The character designs also benefit from the creators’ artistic skill, and wind up as a good balance of modernized city folk and tribal villagers; most of the clothes still see major inspiration from the garb of the tribes from the original series, but are tweaked to look proper in the more modern setting.
The animation quality is also breathtaking. Movements, facial expressions, and backgrounds are all well-drawn and move seamlessly. As a result the series ends up being far flashier than the original series was, and each fight scene is a major spectacle. Even if its amazing setting and character designs were stripped off, the series would be beautiful to look at, but with them present it’s simply unbelievable.
The music is no exception. I already covered the quality of the voice-acting, and the handling of other sounds is just as masterful. But where the audio really shines is in the soundtrack. The music was intentionally designed with the same concept as the setting was — a combination of Asian and 1920’s styles — and it’s extremely effective and fitting for the different scenes, whether they’re funny, action-packed, emotional, or frightening. The songs on their own are extremely well-made, as well, and these mark the only songs that actually got me interested in Ragtime. Impressive, Korra! I used to hate Ragtime!
The Legend of Korra is a fascinating expansion from the original series, evolving its world and its ideas equally.

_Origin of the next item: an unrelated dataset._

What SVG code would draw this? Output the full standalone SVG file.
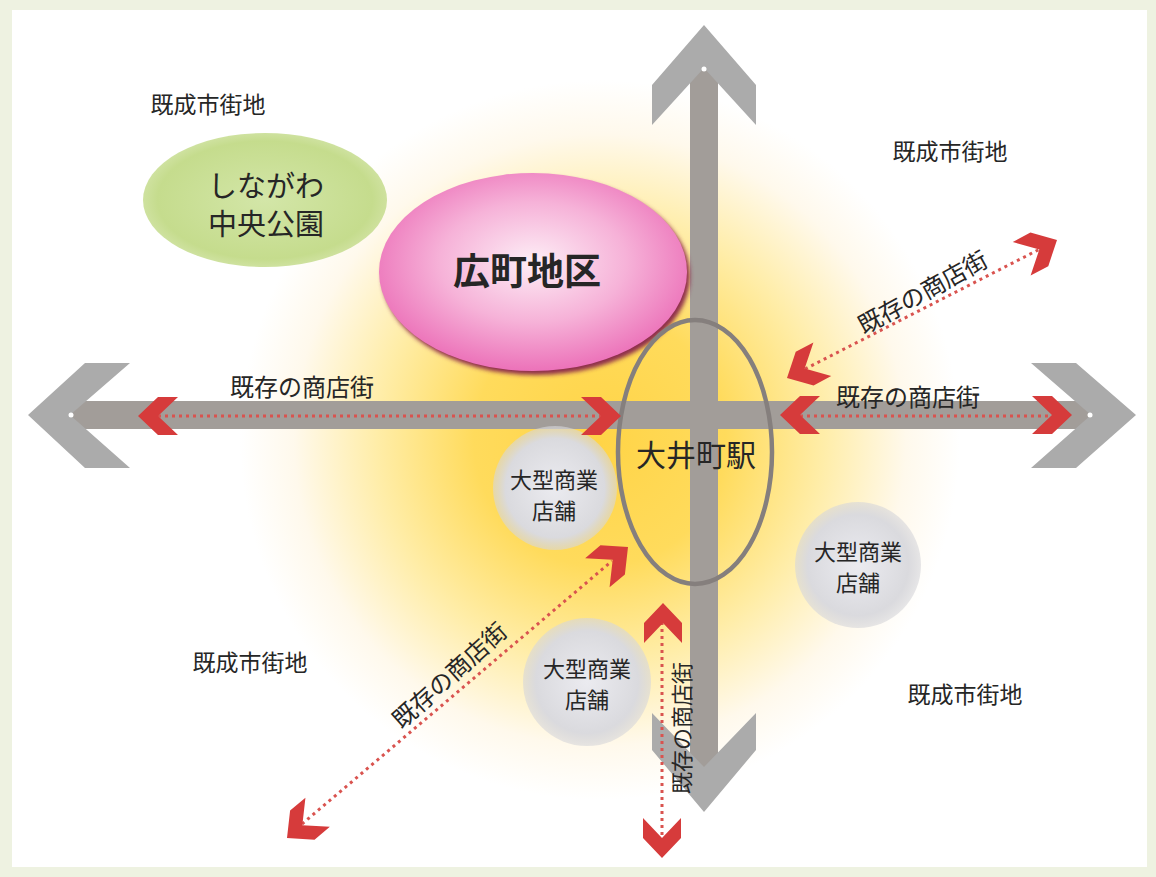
<svg xmlns="http://www.w3.org/2000/svg" width="1156" height="877" viewBox="0 0 1156 877">
<defs>
<style>
.t{font-family:"Noto Sans CJK JP","Noto Sans",sans-serif;fill:#262626;text-anchor:middle}
.lbl{font-size:23px}
.st{font-size:22px}
.dot{fill:none;stroke:#d9534f;stroke-width:3;stroke-dasharray:3 4}
.road{fill:#a29d99}
.chev{fill:#ababab}
.red{fill:#d63b3b}
</style>
<radialGradient id="glow" cx="600" cy="440" r="360" gradientUnits="userSpaceOnUse">
<stop offset="0" stop-color="#ffd447"/>
<stop offset="0.35" stop-color="#ffdb5c"/>
<stop offset="0.62" stop-color="#ffeda8"/>
<stop offset="0.85" stop-color="#fff9ec"/>
<stop offset="1" stop-color="#ffffff"/>
</radialGradient>
<radialGradient id="pink" cx="0.5" cy="0.45" r="0.55">
<stop offset="0" stop-color="#fdeef6"/>
<stop offset="0.55" stop-color="#f6b2d8"/>
<stop offset="1" stop-color="#ec72b9"/>
</radialGradient>
<radialGradient id="green" cx="0.5" cy="0.5" r="0.55">
<stop offset="0" stop-color="#d3e6a8"/>
<stop offset="0.8" stop-color="#c5dc8d"/>
<stop offset="1" stop-color="#c5dc8d" stop-opacity="0.7"/>
</radialGradient>
<radialGradient id="gray" cx="0.5" cy="0.5" r="0.5">
<stop offset="0" stop-color="#ebebf0"/>
<stop offset="0.8" stop-color="#dadade"/>
<stop offset="1" stop-color="#d6d6da" stop-opacity="0.6"/>
</radialGradient>
<filter id="blur" x="-10%" y="-10%" width="120%" height="120%"><feGaussianBlur stdDeviation="2"/></filter>
<polygon id="rc" points="0,0 -20,-19 -40,-19 -20,0 -40,19 -20,19"/>
</defs>

<g id="background">
<rect x="0" y="0" width="1156" height="877" fill="#eef2e1"/>
<rect x="12" y="10" width="1135" height="857" fill="#ffffff"/>
<rect x="12" y="10" width="1135" height="857" fill="url(#glow)"/>
</g>

<g id="park">
<ellipse cx="265" cy="200" rx="122" ry="67" fill="url(#green)"/>
<text class="t" x="266" y="197" font-size="29">しながわ</text>
<text class="t" x="266" y="235" font-size="29">中央公園</text>
</g>

<g id="roads">
<rect class="road" x="690" y="66" width="28" height="703"/>
<rect class="road" x="68" y="401" width="1025" height="28"/>
<polygon class="chev" points="704,25 756,85 756,125 704,68 652,125 652,85"/>
<polygon class="chev" points="652,713 704,767 756,713 756,750 704,812 652,750"/>
<polygon class="chev" points="28,415 85,363 130,363 70,415 130,468 85,468"/>
<polygon class="chev" points="1136,415 1076,363 1031,363 1091,415 1031,468 1076,468"/>
<circle cx="704" cy="69" r="2.5" fill="#ffffff"/>
<circle cx="71" cy="415" r="2.5" fill="#ffffff"/>
<circle cx="1090" cy="415" r="2.5" fill="#ffffff"/>
</g>

<g id="hiromachi">
<ellipse cx="536" cy="276" rx="154" ry="99" fill="#8e2f4c" filter="url(#blur)"/>
<ellipse cx="533" cy="272" rx="154" ry="99" fill="url(#pink)"/>
<text class="t" x="527" y="285" font-size="37" font-weight="bold" fill="#1a1a1a">広町地区</text>
</g>

<g id="store1">
<circle cx="555" cy="488" r="62" fill="url(#gray)"/>
<text class="t st" x="554" y="488">大型商業</text>
<text class="t st" x="554" y="519">店舗</text>
</g>
<g id="store2">
<circle cx="858" cy="565" r="63" fill="url(#gray)"/>
<text class="t st" x="858" y="560">大型商業</text>
<text class="t st" x="858" y="591">店舗</text>
</g>
<g id="store3">
<circle cx="587" cy="682" r="64" fill="url(#gray)"/>
<text class="t st" x="587" y="677">大型商業</text>
<text class="t st" x="587" y="708">店舗</text>
</g>

<g id="station">
<ellipse cx="695" cy="452" rx="77" ry="132" fill="none" stroke="#857f7d" stroke-width="4.5"/>
<text class="t" x="696" y="466" font-size="30">大井町駅</text>
</g>

<g id="connectors">
<line class="dot" x1="158" y1="416" x2="602" y2="416"/>
<line class="dot" x1="800" y1="416" x2="1052" y2="416"/>
<line class="dot" x1="805" y1="369" x2="1040" y2="249"/>
<line class="dot" x1="302" y1="824" x2="612" y2="561"/>
<line class="dot" x1="662" y1="622" x2="662" y2="840"/>
<use href="#rc" class="red" transform="translate(138,416) rotate(180)"/>
<use href="#rc" class="red" transform="translate(621,416)"/>
<use href="#rc" class="red" transform="translate(780,415) rotate(180)"/>
<use href="#rc" class="red" transform="translate(1072,415)"/>
<use href="#rc" class="red" transform="translate(1057,240) rotate(-28)"/>
<use href="#rc" class="red" transform="translate(787,378) rotate(152)"/>
<use href="#rc" class="red" transform="translate(628,547) rotate(-40)"/>
<use href="#rc" class="red" transform="translate(287,838) rotate(140)"/>
<use href="#rc" class="red" transform="translate(663,603) rotate(-90)"/>
<use href="#rc" class="red" transform="translate(662,858) rotate(90)"/>
</g>

<g id="labels">
<text class="t lbl" x="208" y="113">既成市街地</text>
<text class="t lbl" x="950" y="160">既成市街地</text>
<text class="t lbl" x="250" y="671">既成市街地</text>
<text class="t lbl" x="965" y="703">既成市街地</text>
<text class="t" font-size="24" x="302" y="396">既存の商店街</text>
<text class="t" font-size="24" x="908" y="406">既存の商店街</text>
<text class="t" font-size="24" transform="translate(923,293) rotate(-29)" x="0" y="8">既存の商店街</text>
<text class="t" font-size="24" transform="translate(450,676) rotate(-42)" x="0" y="8">既存の商店街</text>
<text class="t" font-size="22" transform="translate(682,728) rotate(-90)" x="0" y="8">既存の商店街</text>
</g>
</svg>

The core theme is modernization in all its positives and negatives, with a more advanced world, loss of spirituality, and downplaying of cartoon world-conqueror villains in favor of a more insidious master of propaganda and terrorism. It is darker and more plot-focused, but at this it excels, and it still takes the time to give us amazing characters with a lot of charm and humor, and develop them to the point where we’re emotionally invested in their successes and failures. An enthralling experience, through and through. I can’t wait for Season 2.